Выбрать главу

Чтобы атмосфера казалась подлинно военной, в партере и ложах усадили группку раненых в сопровождении медсестер. А чтобы соблюсти местный колорит и дать гордо почувствовать, что эту «Аиду» исполняют не где-нибудь в немецком оперном театре, а вдали от родины, в Харькове, под самой крышей с правой стороны галереи оставили специальные места для русского населения.

Это в основном служащие различных вспомогательных учреждений вермахта, а также вновь восстановленного украинского городского управления. Они пошли к нам на службу: кто по крайней нужде, кто по доброй воле и с тщеславными надеждами.

Взгляд на занавес, звуки настраиваемых инструментов и журчание оживленных бесед в рядах зрителей — все это вызывает даже у обер-лейтенанта приподнятое, праздничное настроение.

Только у русских там, наверху, в глазах и морщинах запечатлелись тревога, душевная безнадежность — ведь мир все еще так ужасен. Зато русские женщины, словно веселые птички, смеются и весело взвизгивают, оглядываются по сторонам и бесконечно что-то рассказывают друг другу.

Когда раздается первый звонок, обер-лейтенант еще раз бросает быстрый взгляд на русских женщин, и взгляд его задерживается на девушке, которая, выпрямившись, опирается о барьер галереи.

Настроенный услышать и насладиться «Аидой», он, блуждая натренированным взглядом по залу, пока лишь устанавливает, что эта русская девушка с ее весьма выраженными формами и привлекательными округлостями принадлежит к числу наиболее приятных картин этого вечера. Но она словно сигнал тревоги, словно неожиданный, непредвиденный свист бомбы.

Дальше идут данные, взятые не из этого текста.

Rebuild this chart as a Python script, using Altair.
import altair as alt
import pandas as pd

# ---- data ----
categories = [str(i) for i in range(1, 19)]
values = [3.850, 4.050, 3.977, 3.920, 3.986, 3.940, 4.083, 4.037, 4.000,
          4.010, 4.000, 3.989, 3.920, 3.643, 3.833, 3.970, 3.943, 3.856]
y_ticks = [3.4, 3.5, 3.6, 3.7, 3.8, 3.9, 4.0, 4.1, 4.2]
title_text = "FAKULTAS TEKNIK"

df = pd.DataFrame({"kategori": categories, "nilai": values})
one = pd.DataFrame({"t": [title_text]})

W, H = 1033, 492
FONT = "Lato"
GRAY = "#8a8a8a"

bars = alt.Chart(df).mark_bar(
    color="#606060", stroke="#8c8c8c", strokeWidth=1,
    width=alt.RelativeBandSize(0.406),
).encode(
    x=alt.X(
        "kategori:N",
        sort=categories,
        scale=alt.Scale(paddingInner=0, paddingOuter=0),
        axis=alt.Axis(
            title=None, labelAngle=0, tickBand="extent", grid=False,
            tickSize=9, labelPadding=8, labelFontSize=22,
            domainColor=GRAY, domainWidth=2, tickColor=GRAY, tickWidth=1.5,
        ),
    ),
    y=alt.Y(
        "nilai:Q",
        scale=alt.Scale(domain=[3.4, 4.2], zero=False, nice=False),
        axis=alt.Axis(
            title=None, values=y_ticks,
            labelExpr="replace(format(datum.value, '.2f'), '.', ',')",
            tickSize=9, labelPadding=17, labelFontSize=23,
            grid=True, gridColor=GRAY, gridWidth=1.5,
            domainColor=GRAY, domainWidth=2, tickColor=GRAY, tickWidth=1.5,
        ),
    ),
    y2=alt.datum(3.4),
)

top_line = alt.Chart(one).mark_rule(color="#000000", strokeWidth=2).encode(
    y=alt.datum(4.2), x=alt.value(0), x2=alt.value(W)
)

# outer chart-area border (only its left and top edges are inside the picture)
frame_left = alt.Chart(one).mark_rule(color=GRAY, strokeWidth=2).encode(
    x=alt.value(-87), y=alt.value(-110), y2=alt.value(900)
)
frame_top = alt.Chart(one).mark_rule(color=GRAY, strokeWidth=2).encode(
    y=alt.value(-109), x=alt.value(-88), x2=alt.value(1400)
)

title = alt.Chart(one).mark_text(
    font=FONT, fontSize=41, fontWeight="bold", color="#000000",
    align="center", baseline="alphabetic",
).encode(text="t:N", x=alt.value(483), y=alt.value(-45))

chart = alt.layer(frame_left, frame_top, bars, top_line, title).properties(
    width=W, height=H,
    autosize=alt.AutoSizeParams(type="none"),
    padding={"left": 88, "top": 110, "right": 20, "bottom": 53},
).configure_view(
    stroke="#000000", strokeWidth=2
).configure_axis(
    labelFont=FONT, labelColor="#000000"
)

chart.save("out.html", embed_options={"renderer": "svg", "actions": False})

Молниеносно он уходит в полное укрытие от своего окружения. Он больше не слышит голоса скрипок и альтов, не видит ничего, кроме женской груди наверху, над ним, она столь очаровательна, что гасит все остальные впечатления.

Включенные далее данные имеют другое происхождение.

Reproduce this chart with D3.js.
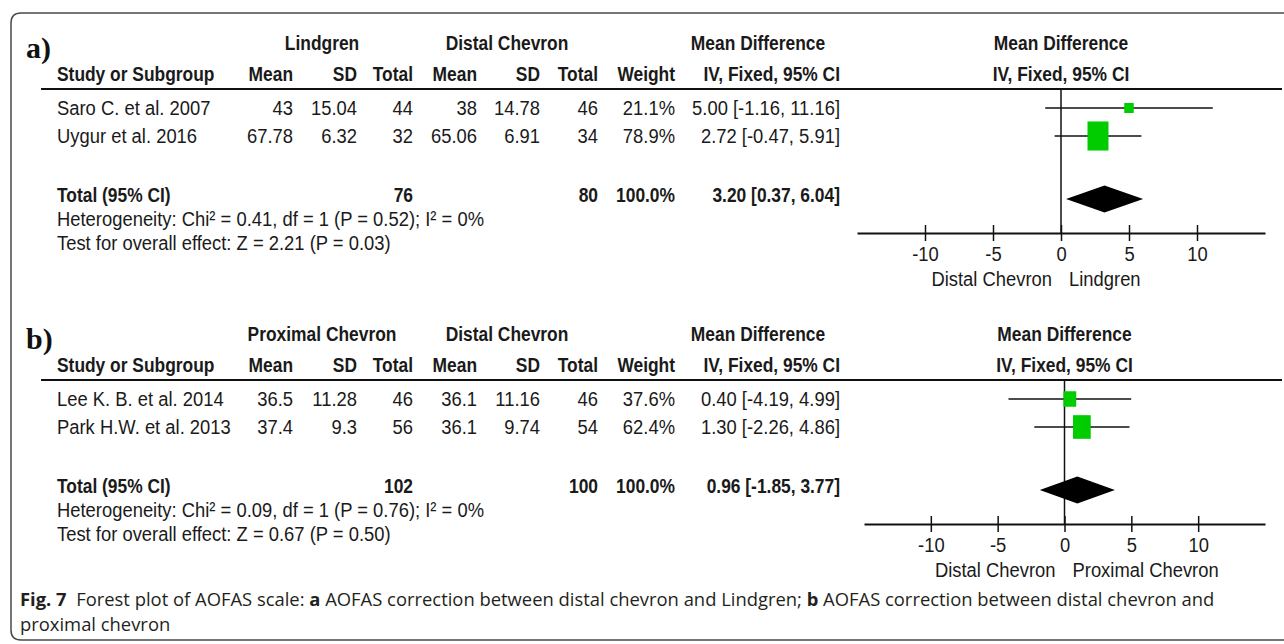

Он замечает, что множество пар глаз прикованы к этому прелестному ландшафту; что настоящее представление происходит наверху, на галерее, и что надежду на более близкий контакт с этой девушкой ему придется разделить со многими претендентами.

Полные неприкрытого вожделения и горячего желания взгляды, очевидно, доводят до сознания девушки возбуждающую привлекательность ее тела.

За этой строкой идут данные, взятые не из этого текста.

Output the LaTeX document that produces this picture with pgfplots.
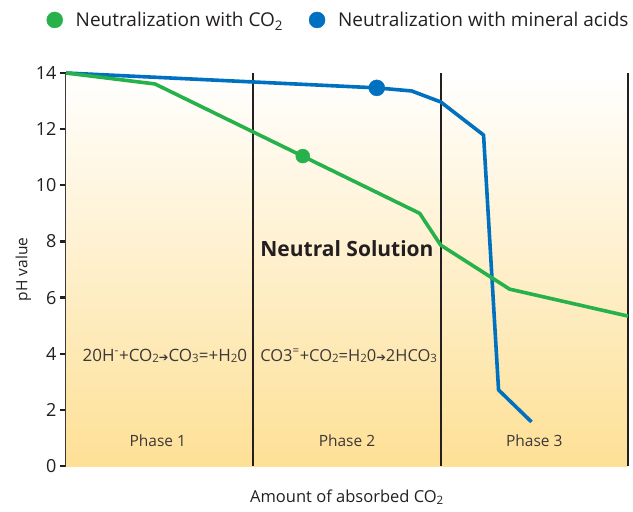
\documentclass[border=0pt]{standalone}
\usepackage{pgfplots}
\pgfplotsset{compat=1.18}
\usepackage{fontspec}
\setmainfont{Open Sans}
\newfontfamily\symf{DejaVu Sans}
\definecolor{cgreen}{RGB}{38,177,75}
\definecolor{cblue}{RGB}{0,112,192}
\definecolor{cdark}{RGB}{35,31,32}
\definecolor{ctext}{RGB}{60,56,56}
\definecolor{corange}{RGB}{254,224,150}
\newcommand\sub[1]{\raisebox{-0.2ex}{\fontsize{11.5}{11.5}\selectfont #1}}
\newcommand\arr{{\symf\fontsize{11.5}{11.5}\selectfont ➔}}
\begin{document}
\begin{tikzpicture}
\path[use as bounding box] (-66pt,-46pt) rectangle (567pt,466pt);
\begin{axis}[
  name=ax, at={(0,0)}, anchor=south west,
  scale only axis, width=562pt, height=393pt,
  xmin=0, xmax=3, ymin=0, ymax=14, clip=false,
  axis lines*=left,
  axis line style={line width=2.4pt, color=cdark},
  xtick=\empty, ytick={0,2,...,14},
  tick align=center, major tick length=12pt,
  tick style={line width=2.2pt, color=cdark},
  yticklabel style={font=\fontsize{18}{18}\selectfont, color=cdark},
  /pgf/number format/assume math mode=true,
  xlabel={Amount of absorbed CO\textsubscript{2}},
  ylabel={pH value},
  xlabel style={font=\fontsize{16.5}{16.5}\selectfont, color=cdark, at={(axis description cs:0.5,0)}, anchor=north, yshift=-20pt},
  ylabel style={font=\fontsize{15.5}{15.5}\selectfont, color=cdark, yshift=-2pt},
  legend columns=2,
  legend style={draw=none, fill=none, at={(axis description cs:-0.04,1.135)}, anchor=west,
    font=\fontsize{19}{19}\selectfont, text=cdark,
    /tikz/every odd column/.append style={column sep=11pt},
    /tikz/every even column/.append style={column sep=24pt}},
]
\fill[top color=white, bottom color=corange] (axis cs:0,0) rectangle (axis cs:3,14);
\draw[cdark, line width=2.2pt] (axis cs:1,0) -- (axis cs:1,14);
\draw[cdark, line width=2.2pt] (axis cs:2,0) -- (axis cs:2,14);
\draw[cdark, line width=2.2pt] (axis cs:3,0) -- (axis cs:3,14);

\addlegendimage{only marks, mark=*, mark size=8pt, color=cgreen}
\addlegendentry{Neutralization with CO\textsubscript{2}}
\addlegendimage{only marks, mark=*, mark size=8pt, color=cblue}
\addlegendentry{Neutralization with mineral acids}

\addplot[forget plot, color=cblue, line width=3.6pt, line join=round] coordinates {
 (0,14) (1.659,13.47) (1.845,13.36) (2.0,12.97) (2.229,11.79) (2.309,2.71) (2.485,1.57)};
\addplot[forget plot, color=cgreen, line width=3.6pt, line join=round] coordinates {
 (0,14) (0.475,13.61) (1.888,9.0) (2.0,7.87) (2.368,6.3) (3.0,5.34)};
\addplot[forget plot, only marks, mark=*, mark size=7pt, color=cgreen] coordinates {(1.264,11.04)};
\addplot[forget plot, only marks, mark=*, mark size=8pt, color=cblue] coordinates {(1.659,13.47)};

\node[font=\bfseries\fontsize{21}{21}\selectfont, text=cdark] at (axis cs:1.5,7.73) {Neutral Solution};
\node[font=\fontsize{17}{17}\selectfont, text=ctext] at (axis cs:0.528,3.92) {20H\textsuperscript{-}+CO\sub{2}\arr CO\sub{3}=+H\sub{2}0};
\node[font=\fontsize{16.5}{16.5}\selectfont, text=ctext] at (axis cs:1.509,3.92) {CO3\textsuperscript{=}+CO\sub{2}=H\sub{2}0\arr 2HCO\sub{3}};
\node[font=\fontsize{15.5}{15.5}\selectfont, text=ctext] at (axis cs:0.49,0.89) {Phase 1};
\node[font=\fontsize{15.5}{15.5}\selectfont, text=ctext] at (axis cs:1.5,0.89) {Phase 2};
\node[font=\fontsize{15.5}{15.5}\selectfont, text=ctext] at (axis cs:2.5,0.89) {Phase 3};
\end{axis}
\end{tikzpicture}
\end{document}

Она склонила голову и оживленно рассказывает соседке о своих впечатлениях, поэтому он видит только ее темные волосы, по русскому обычаю уложенные косами вокруг лба и стянутые узлом на затылке, и легкую округлость ее щеки.

Наконец она поворачивает лицо к нему. Оно очаровательно непривычной красотой, и взгляд ее весел и спокоен.

Старые высохшие типы, сидящие вокруг девушки, пытаются привлечь ее внимание; они, которые годятся ей в отцы и деды, а он, молодой парень, высокий, стройный, подтянутый, интересный, часто с удовольствием замечающий, как поглядывают на него девушки и женщины, он вынужден вести жизнь по служебному расписанию, в котором любовь не предусмотрена.

Он испытывает сильнейшее влечение к этой красивой женщине, которое все возрастает по мере того, как он все внимательнее пытается понять язык этого женского тела. Многое бы он отдал, чтобы хоть один вечер, прежде чем снова отправиться на фронт, поближе познакомиться с ней.

Чтобы не привлекать к себе внимания, он время от времени смотрит и слушает, что происходит на сцене. В антрактах он снова тайно наслаждается пышными формами Кати, как он окрестил ее для себя.

Он видит ее глаза, широко открытые и устремленные на него, но и на другие лица. Ее взгляд скользит по рядам и ни на секунду не задерживается на нем, даже не замечает его.

Заключительный аккорд, занавес опускается, аплодисменты, сияние света и шарканье стульев, с которых встает публика.

Последний взгляд на Катю, внезапно мелькнувшая мысль: «Как хорошо все могло бы быть! Ну, ничего!» Она склоняется над перилами и отвечает на его взгляд шаловливой улыбкой, полной радости и как бы признающей, что она его просто дразнила, что давно заметила и приняла его восхищение. Кажется, она даже делает ему тайный знак кончиками пальцев, натягивая перчатку.

Штурмовая группа, в атаку! Извиняясь во все стороны, молодой офицер так стремительно проносится мимо аплодирующих в его ряду, что чуть не сметает с углового места, иронически ухмыляющегося высохшего старого майора с моноклем, не желающего его пропустить.

Виссе стремительно выскакивает на Сумскую, чтобы оказаться у выхода раньше ее, вглядывается в каждого, выходящего из театра. Кати среди них нет.